Citizen-provided evidence is clearly on the up. With the amount of cameras knocking about, this is hardly surprising. However, when something goes down at a large public event, the mass of well-meaning user-submitted evidence can cause data bottlenecks, or a stretch of resources making sense of it. This ends up potentially doing more harm than good. The Los Angeles Sheriff’s Department has sought to resolve such issues by working with Amazon’s Web Service to create an app for submitting photo and video evidence that takes advantage of AWS’s deep bandwidth pockets. 

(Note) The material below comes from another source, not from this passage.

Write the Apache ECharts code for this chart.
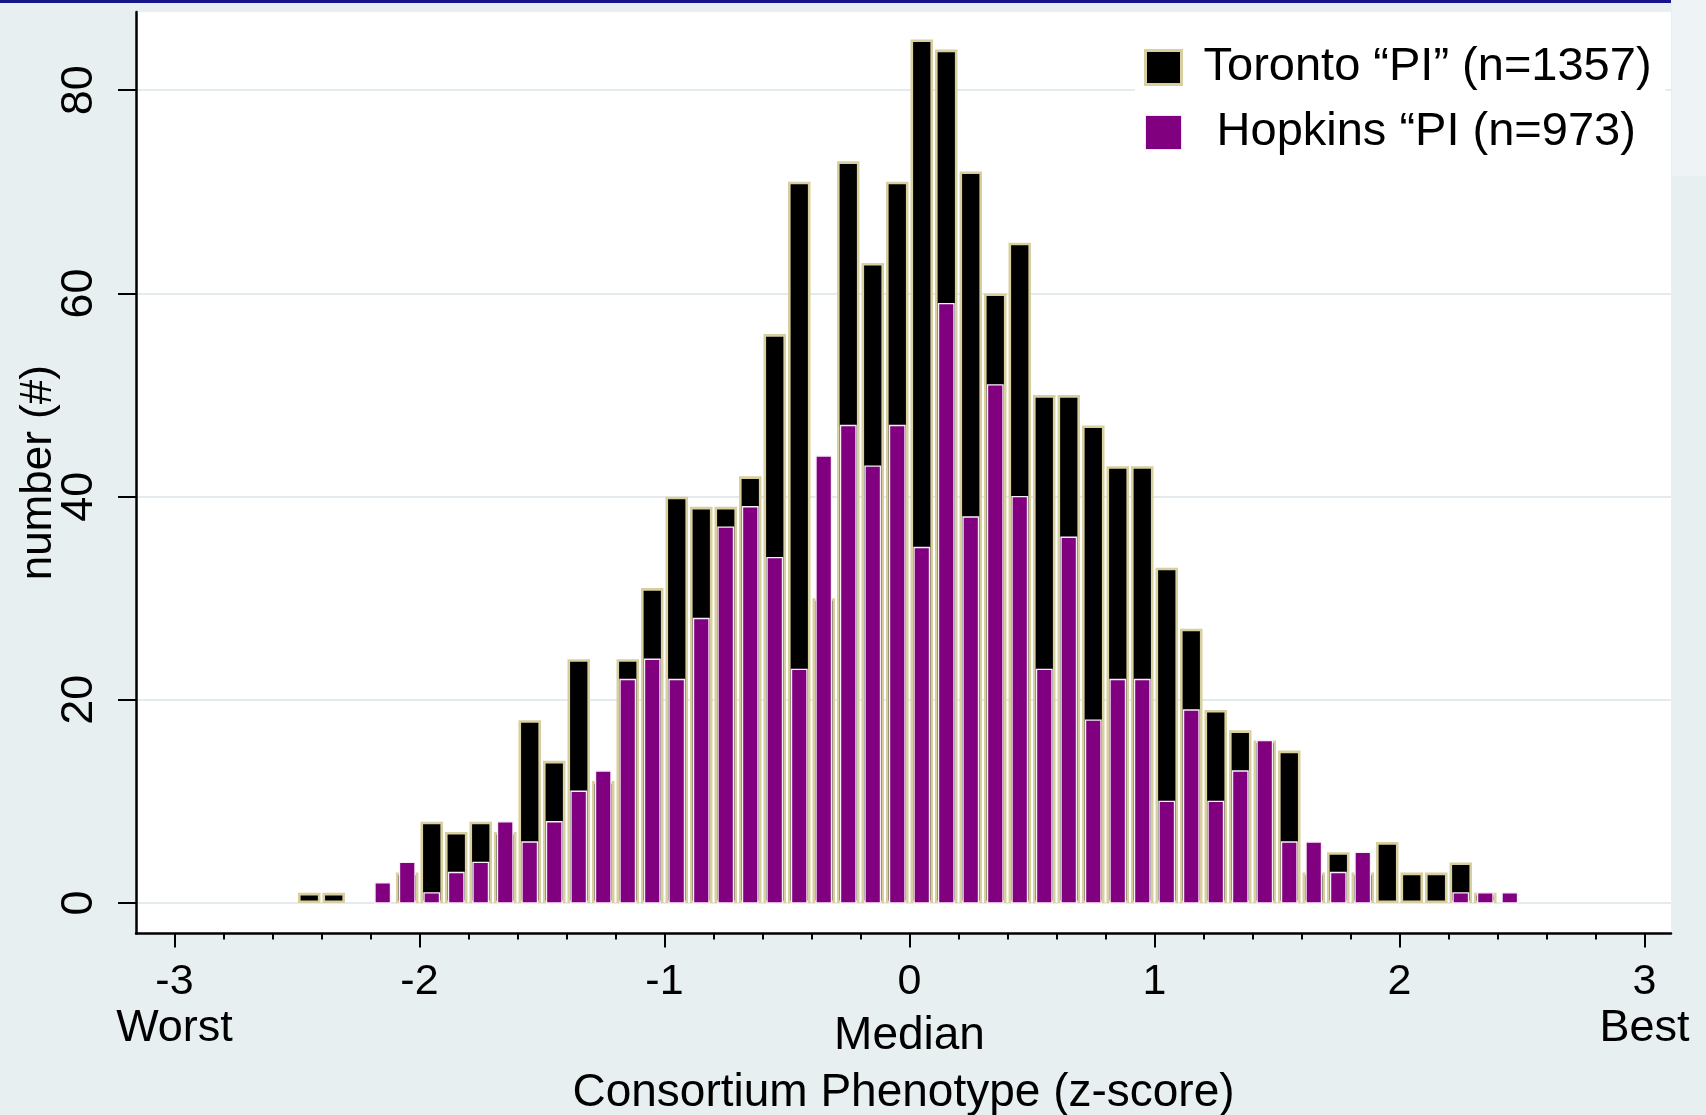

In the wake of the Boston Marathon bombings last year, eyewitnesses deluged authorities with uploaded videos and photos, sometimes clogging up servers and perhaps prolonging and hindering the police investigation. Now Amazon Web Services has come to the rescue with virtually endless bandwidth. The Los Angeles Sheriff’s Department has teamed with AWS and others, resulting in an Android and iOS app allowing eyewitnesses to upload footage to the authorities during emergencies. The system, known as the Large Emergency Event Digital Information Repository (LEEDIR), is a police tip line on steroids. “When the public really wants to catch these bad guys as badly as we do, this is the mechanism,” Scott Edson, a Los Angeles Sheriff’s commander who was among those who helped develop the system, told The Associated Press. “They can help us by sending us pictures and video.”